::: Input for this task :::
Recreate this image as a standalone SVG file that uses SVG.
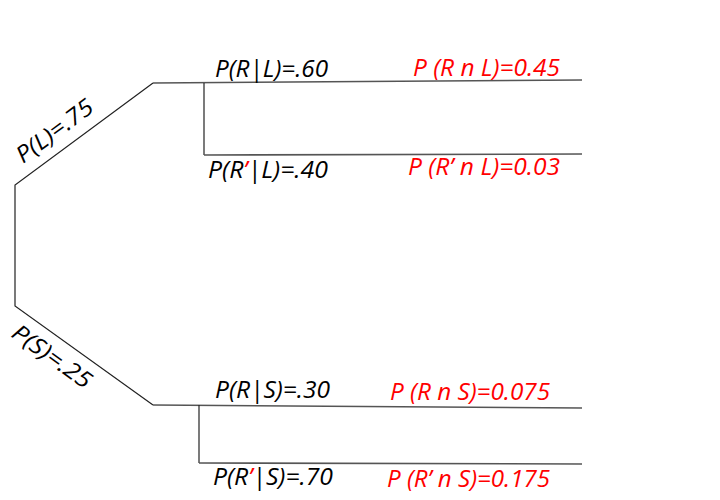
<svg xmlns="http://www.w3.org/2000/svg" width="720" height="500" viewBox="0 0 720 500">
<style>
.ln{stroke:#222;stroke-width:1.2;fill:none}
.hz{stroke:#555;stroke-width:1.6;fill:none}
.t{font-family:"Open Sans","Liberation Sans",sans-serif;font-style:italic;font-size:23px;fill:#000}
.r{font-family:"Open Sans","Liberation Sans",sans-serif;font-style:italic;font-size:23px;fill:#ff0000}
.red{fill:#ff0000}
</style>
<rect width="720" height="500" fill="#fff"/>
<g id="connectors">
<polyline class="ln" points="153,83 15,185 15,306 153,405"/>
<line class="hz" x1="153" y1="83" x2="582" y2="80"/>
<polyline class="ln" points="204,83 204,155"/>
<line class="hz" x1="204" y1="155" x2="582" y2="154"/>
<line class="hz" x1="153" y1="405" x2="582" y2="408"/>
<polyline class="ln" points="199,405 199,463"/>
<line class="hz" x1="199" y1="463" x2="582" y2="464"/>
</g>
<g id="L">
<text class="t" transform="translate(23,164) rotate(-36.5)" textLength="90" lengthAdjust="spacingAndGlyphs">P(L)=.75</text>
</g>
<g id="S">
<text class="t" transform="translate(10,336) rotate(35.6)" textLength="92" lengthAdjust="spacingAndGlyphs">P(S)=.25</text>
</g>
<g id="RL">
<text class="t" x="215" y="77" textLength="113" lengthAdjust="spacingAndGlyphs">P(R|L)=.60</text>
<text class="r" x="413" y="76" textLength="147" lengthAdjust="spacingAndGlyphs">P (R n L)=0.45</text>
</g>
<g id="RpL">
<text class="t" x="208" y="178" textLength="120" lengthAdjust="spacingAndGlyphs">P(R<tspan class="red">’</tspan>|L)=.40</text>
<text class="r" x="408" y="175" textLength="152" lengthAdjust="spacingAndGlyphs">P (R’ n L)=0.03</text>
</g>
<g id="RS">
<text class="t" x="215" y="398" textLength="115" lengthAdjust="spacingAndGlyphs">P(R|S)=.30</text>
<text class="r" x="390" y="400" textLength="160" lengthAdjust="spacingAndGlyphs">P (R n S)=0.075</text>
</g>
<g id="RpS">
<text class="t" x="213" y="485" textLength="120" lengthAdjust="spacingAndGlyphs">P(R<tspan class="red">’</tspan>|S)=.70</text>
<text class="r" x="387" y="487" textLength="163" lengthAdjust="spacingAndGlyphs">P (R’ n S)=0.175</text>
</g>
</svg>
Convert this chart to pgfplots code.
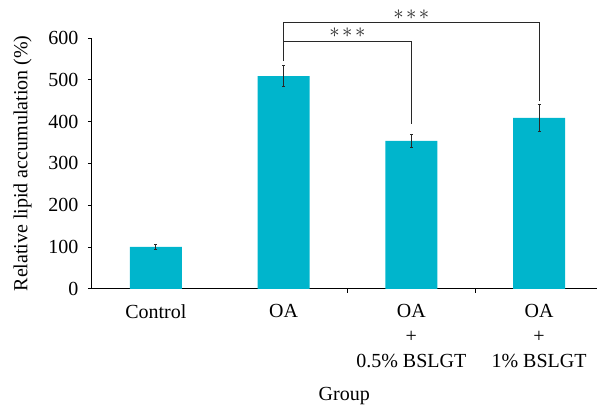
:::
- [Task brief] Return each line from the material above exactly, but not the pictures.

- [Expected answer]
Recreate this image as a standalone SVG file that uses SVG.
<svg xmlns="http://www.w3.org/2000/svg" width="720" height="500" viewBox="0 0 720 500">
<style>
.ln{stroke:#222;stroke-width:1.2;fill:none}
.hz{stroke:#555;stroke-width:1.6;fill:none}
.t{font-family:"Open Sans","Liberation Sans",sans-serif;font-style:italic;font-size:23px;fill:#000}
.r{font-family:"Open Sans","Liberation Sans",sans-serif;font-style:italic;font-size:23px;fill:#ff0000}
.red{fill:#ff0000}
</style>
<rect width="720" height="500" fill="#fff"/>
<g id="connectors">
<polyline class="ln" points="153,83 15,185 15,306 153,405"/>
<line class="hz" x1="153" y1="83" x2="582" y2="80"/>
<polyline class="ln" points="204,83 204,155"/>
<line class="hz" x1="204" y1="155" x2="582" y2="154"/>
<line class="hz" x1="153" y1="405" x2="582" y2="408"/>
<polyline class="ln" points="199,405 199,463"/>
<line class="hz" x1="199" y1="463" x2="582" y2="464"/>
</g>
<g id="L">
<text class="t" transform="translate(23,164) rotate(-36.5)" textLength="90" lengthAdjust="spacingAndGlyphs">P(L)=.75</text>
</g>
<g id="S">
<text class="t" transform="translate(10,336) rotate(35.6)" textLength="92" lengthAdjust="spacingAndGlyphs">P(S)=.25</text>
</g>
<g id="RL">
<text class="t" x="215" y="77" textLength="113" lengthAdjust="spacingAndGlyphs">P(R|L)=.60</text>
<text class="r" x="413" y="76" textLength="147" lengthAdjust="spacingAndGlyphs">P (R n L)=0.45</text>
</g>
<g id="RpL">
<text class="t" x="208" y="178" textLength="120" lengthAdjust="spacingAndGlyphs">P(R<tspan class="red">’</tspan>|L)=.40</text>
<text class="r" x="408" y="175" textLength="152" lengthAdjust="spacingAndGlyphs">P (R’ n L)=0.03</text>
</g>
<g id="RS">
<text class="t" x="215" y="398" textLength="115" lengthAdjust="spacingAndGlyphs">P(R|S)=.30</text>
<text class="r" x="390" y="400" textLength="160" lengthAdjust="spacingAndGlyphs">P (R n S)=0.075</text>
</g>
<g id="RpS">
<text class="t" x="213" y="485" textLength="120" lengthAdjust="spacingAndGlyphs">P(R<tspan class="red">’</tspan>|S)=.70</text>
<text class="r" x="387" y="487" textLength="163" lengthAdjust="spacingAndGlyphs">P (R’ n S)=0.175</text>
</g>
</svg>
Convert this chart to pgfplots code.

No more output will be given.